## INSTRUCTIONS FOR THE TASK
Pull out every line below containing the word "this".
**** DATASET RECORDS
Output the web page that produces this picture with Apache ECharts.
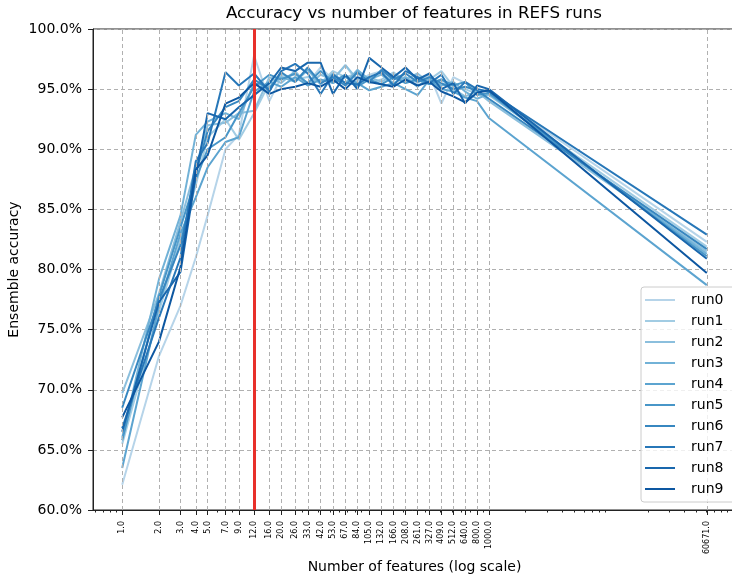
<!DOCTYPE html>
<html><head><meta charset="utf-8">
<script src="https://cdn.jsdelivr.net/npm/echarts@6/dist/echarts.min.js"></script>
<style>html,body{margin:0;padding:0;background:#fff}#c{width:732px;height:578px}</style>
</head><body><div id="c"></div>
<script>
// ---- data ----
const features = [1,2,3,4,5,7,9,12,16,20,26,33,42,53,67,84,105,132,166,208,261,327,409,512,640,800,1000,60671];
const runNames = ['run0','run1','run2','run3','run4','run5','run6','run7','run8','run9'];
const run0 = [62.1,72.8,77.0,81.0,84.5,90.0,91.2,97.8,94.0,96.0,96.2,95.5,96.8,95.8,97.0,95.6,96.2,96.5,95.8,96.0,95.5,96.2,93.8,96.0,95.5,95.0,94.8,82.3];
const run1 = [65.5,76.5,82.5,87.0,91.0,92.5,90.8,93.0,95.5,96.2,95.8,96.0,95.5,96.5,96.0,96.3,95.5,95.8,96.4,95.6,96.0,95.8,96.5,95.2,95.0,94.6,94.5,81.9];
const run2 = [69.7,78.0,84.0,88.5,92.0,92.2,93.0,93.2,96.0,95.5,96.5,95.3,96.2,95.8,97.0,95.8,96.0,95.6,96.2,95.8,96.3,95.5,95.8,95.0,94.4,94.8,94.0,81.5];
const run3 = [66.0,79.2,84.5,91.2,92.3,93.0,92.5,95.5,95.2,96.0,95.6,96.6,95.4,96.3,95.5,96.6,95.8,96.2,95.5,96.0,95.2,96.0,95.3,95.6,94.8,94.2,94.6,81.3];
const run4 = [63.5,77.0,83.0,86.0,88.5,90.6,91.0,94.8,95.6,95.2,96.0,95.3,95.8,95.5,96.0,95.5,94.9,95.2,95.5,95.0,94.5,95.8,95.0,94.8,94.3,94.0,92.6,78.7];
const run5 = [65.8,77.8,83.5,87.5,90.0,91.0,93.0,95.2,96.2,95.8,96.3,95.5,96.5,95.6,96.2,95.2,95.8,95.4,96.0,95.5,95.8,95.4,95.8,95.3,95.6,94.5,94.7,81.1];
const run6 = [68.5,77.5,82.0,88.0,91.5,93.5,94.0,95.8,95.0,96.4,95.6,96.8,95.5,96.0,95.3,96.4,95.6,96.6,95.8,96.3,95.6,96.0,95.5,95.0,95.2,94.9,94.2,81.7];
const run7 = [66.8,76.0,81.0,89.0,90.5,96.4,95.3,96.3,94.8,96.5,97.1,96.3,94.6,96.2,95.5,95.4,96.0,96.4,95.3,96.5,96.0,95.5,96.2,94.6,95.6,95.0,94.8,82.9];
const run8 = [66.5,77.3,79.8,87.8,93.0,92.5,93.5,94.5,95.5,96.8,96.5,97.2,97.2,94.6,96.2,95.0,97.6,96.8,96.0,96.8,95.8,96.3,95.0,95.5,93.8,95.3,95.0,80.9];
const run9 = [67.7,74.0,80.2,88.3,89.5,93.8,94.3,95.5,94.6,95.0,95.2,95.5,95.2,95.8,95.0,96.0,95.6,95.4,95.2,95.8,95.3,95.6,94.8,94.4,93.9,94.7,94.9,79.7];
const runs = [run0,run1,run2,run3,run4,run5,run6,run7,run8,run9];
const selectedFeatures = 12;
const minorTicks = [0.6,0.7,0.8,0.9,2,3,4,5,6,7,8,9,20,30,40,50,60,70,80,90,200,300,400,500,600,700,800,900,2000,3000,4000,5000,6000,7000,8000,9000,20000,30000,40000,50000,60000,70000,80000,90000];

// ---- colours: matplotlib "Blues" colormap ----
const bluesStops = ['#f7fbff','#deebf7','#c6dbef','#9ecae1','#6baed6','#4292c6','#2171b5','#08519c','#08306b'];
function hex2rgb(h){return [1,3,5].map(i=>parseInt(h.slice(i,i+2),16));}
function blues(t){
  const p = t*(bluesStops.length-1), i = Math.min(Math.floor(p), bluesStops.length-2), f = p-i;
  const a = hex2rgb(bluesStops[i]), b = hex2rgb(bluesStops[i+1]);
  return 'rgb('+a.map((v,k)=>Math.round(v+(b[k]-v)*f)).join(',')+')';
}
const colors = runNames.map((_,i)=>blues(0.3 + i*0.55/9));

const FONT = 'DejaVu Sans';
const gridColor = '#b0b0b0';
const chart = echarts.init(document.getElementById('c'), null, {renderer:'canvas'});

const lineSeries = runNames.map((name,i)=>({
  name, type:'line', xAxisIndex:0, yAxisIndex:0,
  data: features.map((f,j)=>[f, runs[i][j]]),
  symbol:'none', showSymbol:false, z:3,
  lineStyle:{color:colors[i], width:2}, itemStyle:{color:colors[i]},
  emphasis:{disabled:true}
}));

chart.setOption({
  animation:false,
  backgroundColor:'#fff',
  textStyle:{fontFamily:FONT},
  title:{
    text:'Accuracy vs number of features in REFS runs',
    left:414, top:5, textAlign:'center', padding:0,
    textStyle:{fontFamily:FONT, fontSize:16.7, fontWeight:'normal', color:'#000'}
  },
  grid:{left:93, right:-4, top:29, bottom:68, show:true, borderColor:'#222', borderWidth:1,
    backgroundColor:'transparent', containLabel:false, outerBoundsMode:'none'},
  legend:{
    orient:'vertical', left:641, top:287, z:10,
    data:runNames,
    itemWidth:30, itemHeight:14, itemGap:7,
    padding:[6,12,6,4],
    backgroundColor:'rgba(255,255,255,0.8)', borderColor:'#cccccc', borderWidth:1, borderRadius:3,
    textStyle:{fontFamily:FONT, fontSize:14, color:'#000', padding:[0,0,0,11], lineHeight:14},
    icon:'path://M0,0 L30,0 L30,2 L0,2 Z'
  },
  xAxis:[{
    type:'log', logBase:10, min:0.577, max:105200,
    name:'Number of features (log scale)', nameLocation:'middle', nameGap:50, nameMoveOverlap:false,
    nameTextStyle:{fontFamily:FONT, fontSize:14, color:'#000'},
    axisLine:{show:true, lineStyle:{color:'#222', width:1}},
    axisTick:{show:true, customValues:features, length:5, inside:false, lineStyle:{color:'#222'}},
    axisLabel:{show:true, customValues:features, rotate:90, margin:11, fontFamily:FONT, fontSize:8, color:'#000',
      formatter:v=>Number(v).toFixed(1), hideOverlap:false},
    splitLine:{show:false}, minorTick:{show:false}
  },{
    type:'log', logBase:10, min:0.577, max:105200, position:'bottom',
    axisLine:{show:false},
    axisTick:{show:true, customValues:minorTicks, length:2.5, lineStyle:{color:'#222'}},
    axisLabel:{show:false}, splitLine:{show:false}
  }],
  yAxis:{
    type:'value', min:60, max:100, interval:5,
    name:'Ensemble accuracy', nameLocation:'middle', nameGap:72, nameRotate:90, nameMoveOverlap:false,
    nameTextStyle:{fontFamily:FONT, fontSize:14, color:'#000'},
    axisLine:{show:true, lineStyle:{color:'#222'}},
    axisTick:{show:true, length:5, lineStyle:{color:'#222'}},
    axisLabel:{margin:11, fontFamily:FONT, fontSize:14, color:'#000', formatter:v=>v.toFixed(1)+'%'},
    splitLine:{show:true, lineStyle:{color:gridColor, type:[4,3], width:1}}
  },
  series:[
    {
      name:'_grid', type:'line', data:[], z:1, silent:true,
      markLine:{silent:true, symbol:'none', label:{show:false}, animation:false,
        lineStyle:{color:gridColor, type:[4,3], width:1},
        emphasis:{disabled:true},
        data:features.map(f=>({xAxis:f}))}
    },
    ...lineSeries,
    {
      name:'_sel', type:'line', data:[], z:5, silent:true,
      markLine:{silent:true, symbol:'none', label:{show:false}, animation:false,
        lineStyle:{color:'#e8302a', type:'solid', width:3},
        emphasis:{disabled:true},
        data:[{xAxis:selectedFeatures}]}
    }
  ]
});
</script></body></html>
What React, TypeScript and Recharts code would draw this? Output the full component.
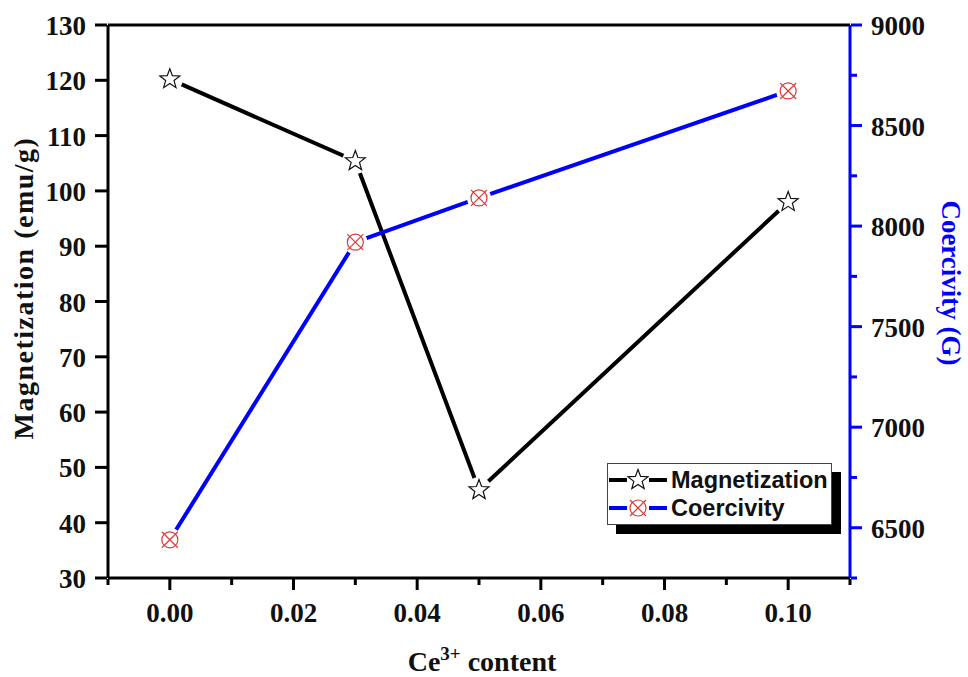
********
## FINAL ANSWER
Output the web page that produces this picture with Apache ECharts.
What React, TypeScript and Recharts code would draw this? Output the full component.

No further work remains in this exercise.